## TASK TO COMPLETE
Copy exactly the lines that run from the top of the listing to the line containing "width=0.42, saturation=1, linewidth=0, ax=ax, zorder=3)", both ends included, and omit the pictures.

## DATA SHOWN
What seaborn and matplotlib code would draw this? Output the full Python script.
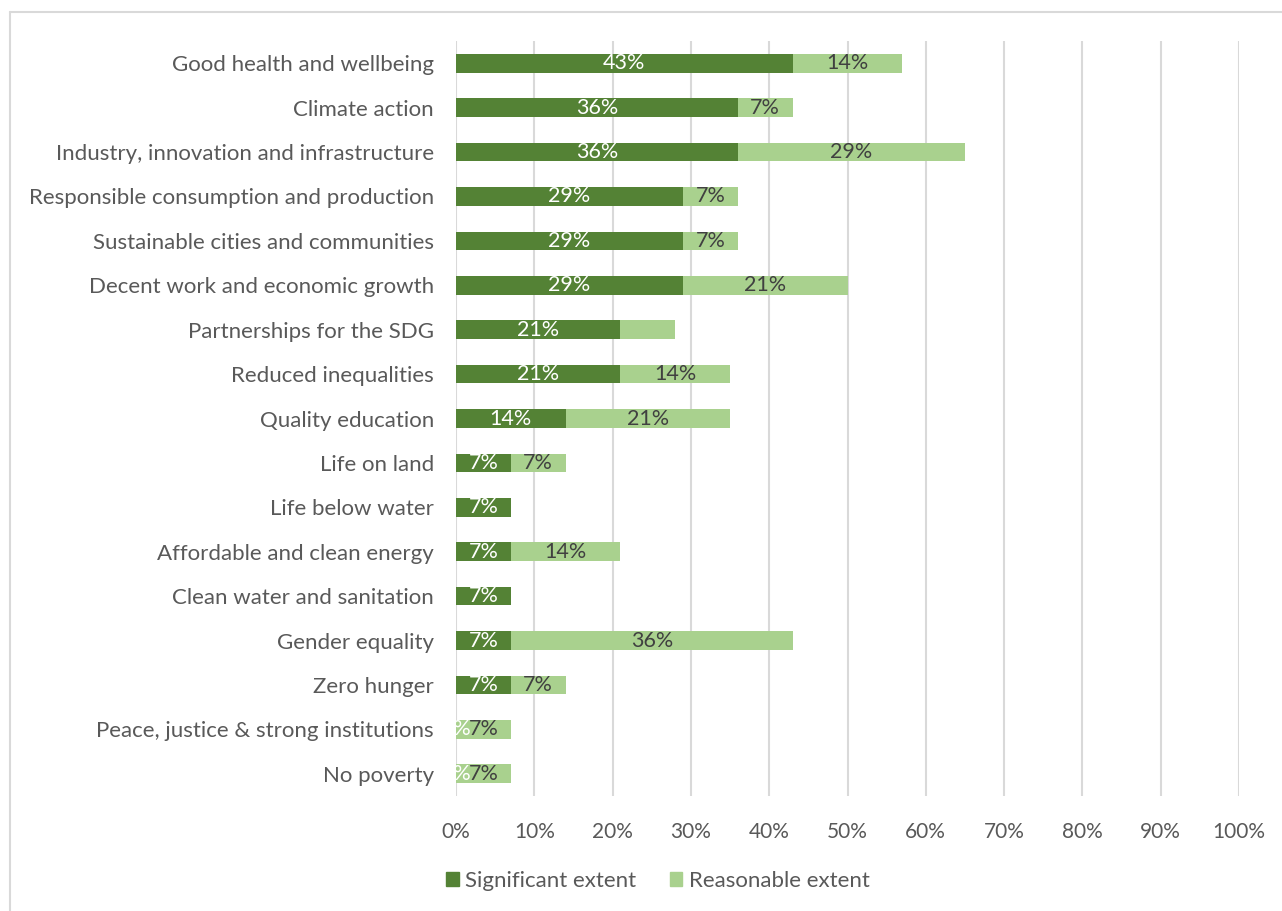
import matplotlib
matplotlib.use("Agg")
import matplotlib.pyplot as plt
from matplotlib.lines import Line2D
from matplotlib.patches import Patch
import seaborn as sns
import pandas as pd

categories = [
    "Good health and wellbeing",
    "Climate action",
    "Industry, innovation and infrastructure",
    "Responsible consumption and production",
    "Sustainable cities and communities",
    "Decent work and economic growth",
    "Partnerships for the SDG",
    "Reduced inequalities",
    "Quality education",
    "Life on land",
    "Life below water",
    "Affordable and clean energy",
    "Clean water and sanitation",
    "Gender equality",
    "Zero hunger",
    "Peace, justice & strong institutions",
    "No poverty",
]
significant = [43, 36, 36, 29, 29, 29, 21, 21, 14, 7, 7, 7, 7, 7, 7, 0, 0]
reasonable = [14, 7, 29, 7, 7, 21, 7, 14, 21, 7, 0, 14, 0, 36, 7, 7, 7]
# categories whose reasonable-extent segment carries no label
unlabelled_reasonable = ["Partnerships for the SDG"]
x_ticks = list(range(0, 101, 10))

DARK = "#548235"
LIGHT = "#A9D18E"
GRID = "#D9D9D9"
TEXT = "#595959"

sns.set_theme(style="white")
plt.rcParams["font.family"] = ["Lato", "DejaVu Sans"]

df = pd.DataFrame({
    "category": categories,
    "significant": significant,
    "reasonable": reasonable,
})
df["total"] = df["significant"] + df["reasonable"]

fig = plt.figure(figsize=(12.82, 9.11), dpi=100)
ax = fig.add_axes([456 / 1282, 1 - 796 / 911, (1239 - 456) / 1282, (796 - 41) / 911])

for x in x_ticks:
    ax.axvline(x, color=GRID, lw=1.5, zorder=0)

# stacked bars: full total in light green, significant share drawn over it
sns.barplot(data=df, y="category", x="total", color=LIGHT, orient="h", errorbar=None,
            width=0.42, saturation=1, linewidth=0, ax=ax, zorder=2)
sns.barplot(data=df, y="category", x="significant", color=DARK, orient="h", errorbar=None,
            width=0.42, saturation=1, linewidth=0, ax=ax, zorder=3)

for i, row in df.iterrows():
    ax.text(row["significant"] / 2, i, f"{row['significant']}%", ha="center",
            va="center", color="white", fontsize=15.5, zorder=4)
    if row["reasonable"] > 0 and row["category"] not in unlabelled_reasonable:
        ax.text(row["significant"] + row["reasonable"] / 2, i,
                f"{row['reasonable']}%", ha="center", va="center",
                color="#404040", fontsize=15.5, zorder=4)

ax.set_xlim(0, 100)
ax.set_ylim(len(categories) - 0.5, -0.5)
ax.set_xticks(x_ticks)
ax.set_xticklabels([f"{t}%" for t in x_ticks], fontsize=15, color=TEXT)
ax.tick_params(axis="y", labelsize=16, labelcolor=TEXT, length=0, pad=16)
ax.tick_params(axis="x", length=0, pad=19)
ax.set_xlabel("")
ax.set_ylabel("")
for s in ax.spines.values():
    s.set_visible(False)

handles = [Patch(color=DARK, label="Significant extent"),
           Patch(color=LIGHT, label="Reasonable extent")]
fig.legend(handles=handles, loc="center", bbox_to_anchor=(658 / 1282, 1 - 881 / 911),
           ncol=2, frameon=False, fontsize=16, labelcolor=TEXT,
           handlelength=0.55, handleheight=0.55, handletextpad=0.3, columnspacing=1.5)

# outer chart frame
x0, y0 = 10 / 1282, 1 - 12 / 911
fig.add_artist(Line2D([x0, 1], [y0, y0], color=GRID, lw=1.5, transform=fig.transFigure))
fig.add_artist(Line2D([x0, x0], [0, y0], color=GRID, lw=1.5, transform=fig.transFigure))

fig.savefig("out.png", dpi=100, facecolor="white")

## COMPLETE RESPONSE
What seaborn and matplotlib code would draw this? Output the full Python script.
import matplotlib
matplotlib.use("Agg")
import matplotlib.pyplot as plt
from matplotlib.lines import Line2D
from matplotlib.patches import Patch
import seaborn as sns
import pandas as pd

categories = [
    "Good health and wellbeing",
    "Climate action",
    "Industry, innovation and infrastructure",
    "Responsible consumption and production",
    "Sustainable cities and communities",
    "Decent work and economic growth",
    "Partnerships for the SDG",
    "Reduced inequalities",
    "Quality education",
    "Life on land",
    "Life below water",
    "Affordable and clean energy",
    "Clean water and sanitation",
    "Gender equality",
    "Zero hunger",
    "Peace, justice & strong institutions",
    "No poverty",
]
significant = [43, 36, 36, 29, 29, 29, 21, 21, 14, 7, 7, 7, 7, 7, 7, 0, 0]
reasonable = [14, 7, 29, 7, 7, 21, 7, 14, 21, 7, 0, 14, 0, 36, 7, 7, 7]
# categories whose reasonable-extent segment carries no label
unlabelled_reasonable = ["Partnerships for the SDG"]
x_ticks = list(range(0, 101, 10))

DARK = "#548235"
LIGHT = "#A9D18E"
GRID = "#D9D9D9"
TEXT = "#595959"

sns.set_theme(style="white")
plt.rcParams["font.family"] = ["Lato", "DejaVu Sans"]

df = pd.DataFrame({
    "category": categories,
    "significant": significant,
    "reasonable": reasonable,
})
df["total"] = df["significant"] + df["reasonable"]

fig = plt.figure(figsize=(12.82, 9.11), dpi=100)
ax = fig.add_axes([456 / 1282, 1 - 796 / 911, (1239 - 456) / 1282, (796 - 41) / 911])

for x in x_ticks:
    ax.axvline(x, color=GRID, lw=1.5, zorder=0)

# stacked bars: full total in light green, significant share drawn over it
sns.barplot(data=df, y="category", x="total", color=LIGHT, orient="h", errorbar=None,
            width=0.42, saturation=1, linewidth=0, ax=ax, zorder=2)
sns.barplot(data=df, y="category", x="significant", color=DARK, orient="h", errorbar=None,
            width=0.42, saturation=1, linewidth=0, ax=ax, zorder=3)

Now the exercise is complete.